LONDON — Renowned short seller Jim Chanos thinks cryptocurrencies are a product of the run-away global bull market and have little use beyond avoiding tax.
Chanos, known for predicting the collapse of Enron, addressed the topic of cryptocurrencies in an interview with the Institute for New Economic Thinking.
Chanos, who runs New York-based Kynikos Associates, said investors are getting “a little bit jiggy with their capital” and are more “willing to take risks, willing to believe things” the longer the current bull market goes on.
“So today we’ve got bitcoin and ICOs [initial coin offerings], which went ballistic in 2017,” Chanos said. “I suspect going forward we’re going to see more and more evidence of questionable companies as this bull market keeps advancing and aging.”
“We’re now nine years into this bull market, same as the ’90s, so I suspect that now things are starting to percolate. I think bitcoin and the ICOs are just one manifestation of that,” he said.

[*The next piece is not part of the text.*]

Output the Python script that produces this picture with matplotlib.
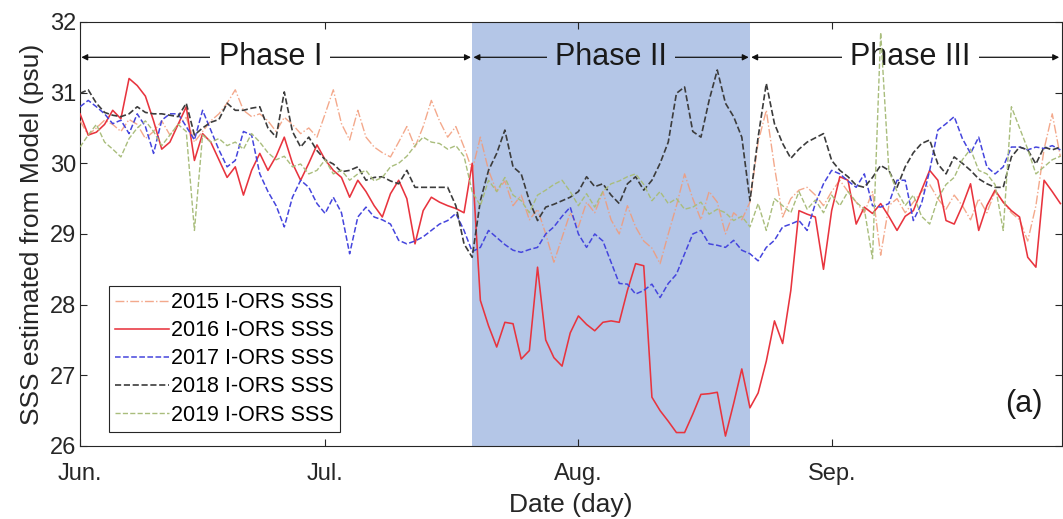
import numpy as np
import matplotlib
matplotlib.use("Agg")
import matplotlib.pyplot as plt

# dias desde el 1 de junio
dias = list(range(1, 122))

sss_2015 = [30.60, 30.40, 30.50, 30.61, 30.55, 30.45, 30.62, 30.55, 30.35, 30.45,
            30.60, 30.40, 30.55, 30.65, 30.30, 30.45, 30.60, 30.70, 30.85, 31.04,
            30.75, 30.66, 30.70, 30.60, 30.45, 30.65, 30.55, 30.42, 30.50, 30.37,
            30.70, 31.04, 30.56, 30.33, 30.75, 30.37, 30.23, 30.15, 30.09, 30.30,
            30.52, 30.23, 30.52, 30.89, 30.60, 30.37, 30.52, 30.23, 29.90, 30.37,
            29.90, 29.60, 29.75, 29.40, 29.55, 29.20, 29.35, 29.00, 28.60, 28.95,
            29.30, 29.10, 29.45, 29.30, 29.60, 29.20, 29.00, 29.40, 29.10, 28.90,
            28.80, 28.58, 29.00, 29.40, 29.85, 29.50, 29.20, 29.60, 29.45, 29.00,
            29.30, 29.20, 29.45, 30.30, 30.75, 29.95, 29.24, 29.50, 29.62, 29.66,
            29.55, 29.40, 29.60, 29.76, 29.60, 29.45, 29.30, 29.60, 28.70, 29.40,
            29.50, 29.30, 29.45, 29.60, 29.70, 29.50, 29.35, 29.55, 29.40, 29.20,
            29.50, 29.30, 29.60, 29.45, 29.30, 29.20, 28.90, 29.40, 30.20, 30.70,
            30.09]

sss_2016 = [30.70, 30.40, 30.44, 30.55, 30.75, 30.63, 31.20, 31.10, 30.95, 30.60,
            30.20, 30.30, 30.55, 30.80, 30.04, 30.42, 30.30, 30.05, 29.80, 29.95,
            29.55, 29.90, 30.14, 29.90, 30.10, 30.37, 30.00, 29.76, 30.00, 30.26,
            30.05, 29.90, 29.80, 29.52, 29.76, 29.60, 29.40, 29.24, 29.57, 29.76,
            29.50, 28.86, 29.33, 29.52, 29.45, 29.40, 29.36, 29.30, 30.00, 28.06,
            27.70, 27.40, 27.75, 27.73, 27.23, 27.35, 28.53, 27.50, 27.25, 27.13,
            27.60, 27.84, 27.72, 27.63, 27.75, 27.77, 27.75, 28.20, 28.58, 28.55,
            26.69, 26.50, 26.35, 26.19, 26.19, 26.45, 26.73, 26.74, 26.76, 26.14,
            26.60, 27.09, 26.54, 26.75, 27.20, 27.77, 27.45, 28.20, 29.33, 29.28,
            29.24, 28.50, 29.33, 29.81, 29.76, 29.14, 29.38, 29.29, 29.43, 29.25,
            29.05, 29.25, 29.33, 29.62, 29.90, 29.76, 29.19, 29.14, 29.40, 29.71,
            29.05, 29.40, 29.62, 29.45, 29.33, 29.24, 28.67, 28.53, 29.76, 29.60,
            29.43]

sss_2017 = [30.80, 30.89, 30.80, 30.70, 30.56, 30.61, 30.42, 30.70, 30.52, 30.14,
            30.61, 30.70, 30.70, 30.52, 30.33, 30.75, 30.47, 30.19, 29.95, 30.04,
            30.45, 30.40, 29.85, 29.60, 29.40, 29.10, 29.52, 29.76, 29.66, 29.43,
            29.29, 29.52, 29.30, 28.72, 29.24, 29.38, 29.24, 29.20, 29.14, 28.91,
            28.86, 28.90, 28.96, 29.05, 29.14, 29.19, 29.29, 29.05, 28.75, 28.81,
            29.05, 28.95, 28.85, 28.77, 28.74, 28.78, 28.81, 29.00, 29.10, 29.25,
            29.38, 29.00, 28.81, 29.00, 28.90, 28.60, 28.30, 28.29, 28.15, 28.20,
            28.29, 28.10, 28.30, 28.43, 28.72, 29.00, 29.05, 28.86, 28.84, 28.81,
            28.91, 28.77, 28.72, 28.62, 28.81, 28.91, 29.10, 29.14, 29.19, 29.05,
            29.43, 29.71, 29.90, 29.85, 29.75, 29.66, 29.85, 29.40, 29.38, 29.43,
            29.76, 29.76, 29.19, 29.43, 29.90, 30.47, 30.56, 30.66, 30.35, 30.14,
            30.37, 29.95, 29.85, 29.95, 30.23, 30.23, 30.19, 30.23, 30.21, 30.25,
            30.19]

sss_2018 = [30.99, 31.04, 30.85, 30.72, 30.68, 30.66, 30.70, 30.80, 30.72, 30.70,
            30.70, 30.68, 30.66, 30.85, 30.40, 30.50, 30.58, 30.62, 30.85, 30.75,
            30.75, 30.78, 30.80, 30.50, 30.37, 31.01, 30.45, 30.23, 30.37, 30.18,
            30.05, 29.99, 29.88, 29.90, 29.95, 29.76, 29.80, 29.81, 29.75, 29.71,
            29.90, 29.66, 29.66, 29.66, 29.66, 29.66, 29.40, 28.86, 28.67, 29.47,
            29.90, 30.14, 30.47, 29.95, 29.85, 29.47, 29.19, 29.38, 29.42, 29.47,
            29.52, 29.60, 29.81, 29.67, 29.71, 29.55, 29.43, 29.71, 29.81, 29.62,
            29.76, 30.00, 30.30, 30.99, 31.08, 30.45, 30.37, 30.89, 31.32, 30.85,
            30.66, 30.37, 29.47, 30.37, 31.13, 30.56, 30.28, 30.07, 30.20, 30.30,
            30.36, 30.42, 30.04, 29.90, 29.81, 29.69, 29.66, 29.80, 29.97, 29.90,
            29.66, 29.95, 30.15, 30.28, 30.33, 29.99, 29.85, 30.09, 30.00, 29.90,
            29.78, 29.71, 29.66, 29.66, 30.09, 30.23, 30.19, 29.99, 30.23, 30.19,
            30.23]

sss_2019 = [30.23, 30.40, 30.55, 30.30, 30.20, 30.09, 30.35, 30.50, 30.60, 30.45,
            30.25, 30.40, 30.55, 30.45, 29.05, 30.40, 30.30, 30.35, 30.25, 30.30,
            30.20, 30.42, 30.30, 30.15, 30.05, 30.10, 29.95, 29.99, 29.85, 29.90,
            30.05, 29.85, 29.90, 29.76, 29.85, 29.90, 29.75, 29.80, 29.95, 30.00,
            30.10, 30.25, 30.37, 30.30, 30.28, 30.20, 30.25, 30.10, 29.60, 29.40,
            29.76, 29.60, 29.80, 29.55, 29.47, 29.30, 29.55, 29.62, 29.70, 29.76,
            29.60, 29.40, 29.57, 29.38, 29.60, 29.71, 29.75, 29.81, 29.85, 29.70,
            29.47, 29.60, 29.43, 29.50, 29.35, 29.38, 29.45, 29.28, 29.35, 29.30,
            29.19, 29.25, 29.10, 29.43, 29.05, 29.50, 29.40, 29.30, 29.60, 29.35,
            29.48, 29.30, 29.55, 29.40, 29.60, 29.45, 29.35, 28.65, 31.85, 29.90,
            29.60, 29.40, 29.55, 29.25, 29.14, 29.50, 29.70, 29.80, 30.05, 30.20,
            29.90, 29.85, 29.70, 29.05, 30.80, 30.50, 30.20, 29.85, 29.95, 30.05,
            30.10]

etiquetas = ["2015 I-ORS SSS", "2016 I-ORS SSS", "2017 I-ORS SSS",
             "2018 I-ORS SSS", "2019 I-ORS SSS"]
meses = ["Jun.", "Jul.", "Aug.", "Sep."]
dias_meses = [1, 31, 62, 93]

# limites de las fases (dia)
fases = ["Phase I", "Phase II", "Phase III"]
inicio_fases = [1, 49, 83]
fin_fases = [49, 83, 121]

plt.rcParams['font.family'] = ['Liberation Sans', 'DejaVu Sans']
gris = '#262626'
sombra = '#b4c6e7'

fig = plt.figure(figsize=(10.63, 5.19), dpi=100)
ax = fig.add_axes([0.0753, 0.1407, 0.9238, 0.817])

ax.axvspan(inicio_fases[1], fin_fases[1], color=sombra, lw=0, zorder=0)

ax.plot(dias, sss_2015, '-.', color='#f29a78', lw=1.0, alpha=0.85,
        label=etiquetas[0], zorder=3)
ax.plot(dias, sss_2016, '-', color='#e8343e', lw=1.15, label=etiquetas[1],
        zorder=3)
ax.plot(dias, sss_2017, '--', color='#4545dd', lw=1.1, label=etiquetas[2],
        zorder=3)
ax.plot(dias, sss_2018, '--', color='#3c3c3c', lw=1.2, label=etiquetas[3],
        zorder=3)
ax.plot(dias, sss_2019, '--', color='#a9bd7c', lw=1.0, label=etiquetas[4],
        zorder=3)

# flechas de las fases (el fondo del texto tapa la flecha, no las series)
y_fase = 31.5
centros = [24.3, 66.0, 102.6]
fondos = ['white', sombra, 'white']
for i in range(len(fases)):
    ax.annotate('', xy=(fin_fases[i] - 0.15, y_fase),
                xytext=(inicio_fases[i] + 0.15, y_fase),
                arrowprops=dict(arrowstyle='<|-|>', color='#111111', lw=0.9,
                                mutation_scale=9, shrinkA=0, shrinkB=0),
                zorder=1)
    ax.text(centros[i], y_fase, fases[i], fontsize=22, color='#1a1a1a',
            ha='center', va='center', zorder=2,
            bbox=dict(facecolor=fondos[i], edgecolor='none', pad=6))

ax.text(116.5, 26.6, '(a)', fontsize=22, color='#1a1a1a',
        ha='center', va='center')

ax.set_xlim(1, 121.2)
ax.set_ylim(26, 32)
ax.set_xticks(dias_meses)
ax.set_xticklabels(meses)
ax.set_yticks(range(26, 33))
ax.tick_params(direction='in', top=True, right=True, length=5, width=0.8,
               labelsize=17, colors=gris, pad=3)
ax.tick_params(axis='x', pad=12)
for lado in ax.spines.values():
    lado.set_color(gris)
    lado.set_linewidth(0.8)

ax.set_xlabel('Date (day)', fontsize=19, color=gris, labelpad=6)
ax.set_ylabel('SSS estimated from Model (psu)', fontsize=19, color=gris,
              labelpad=4)

leyenda = ax.legend(loc='lower left', bbox_to_anchor=(0.029, 0.033),
                    borderaxespad=0, fontsize=15.5, labelspacing=0.33,
                    handlelength=2.5, handletextpad=0.1, borderpad=0.3,
                    fancybox=False, framealpha=1, edgecolor=gris)
leyenda.get_frame().set_linewidth(0.8)
leyenda.set_zorder(5)

fig.savefig('out.png', dpi=100)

Chanos expressed scepticism about bitcoin and cryptocurrencies more generally. Huge amounts of capital flowed into the sector last year, which peaked at over $800 billion in value in December.
Bitcoin’s original enthusiasts were drawn to the fact that the cryptocurrency was independent of any nation state or central bank, making it theoretically immune from things like quantitative easing. They also argued that its independence made it a more viable long-term currency.
Chanos said: “For those who believe it’s a store of value in the coming apocalypse, the idea is that you’re going to have to safeguard your key under a mountain with fingerprint and eye scan security while the hordes are outside your bunker trying to get in to use it — for what, I have no idea. Because for those who believe that you need to own digital currency as a store of value in the worst-case scenario, that’s exactly the case in which a digital currency will work the least. Food would work the best!”
The interviewer then suggested bitcoin is a “libertarian fantasy,” to which Chanos replied: “That’s exactly what it is. And if you say, well, fiat currency is going to bring the world down, which could, of course, happen, then I say the last thing I’d want to own is bitcoin if the grid goes down.”
He added: “Bitcoin is still the area for people who are trying to avoid taxation or other examinations of their transactions. That’s one thing where I think it probably still has utility, but the governments have figured that out.
“This is simply a security speculation game masquerading as a technological breakthrough in monetary policy. Someone at Grant’s interest rate conference recently said that it was as if we had intentionally created a ‘monetary Somalia’.”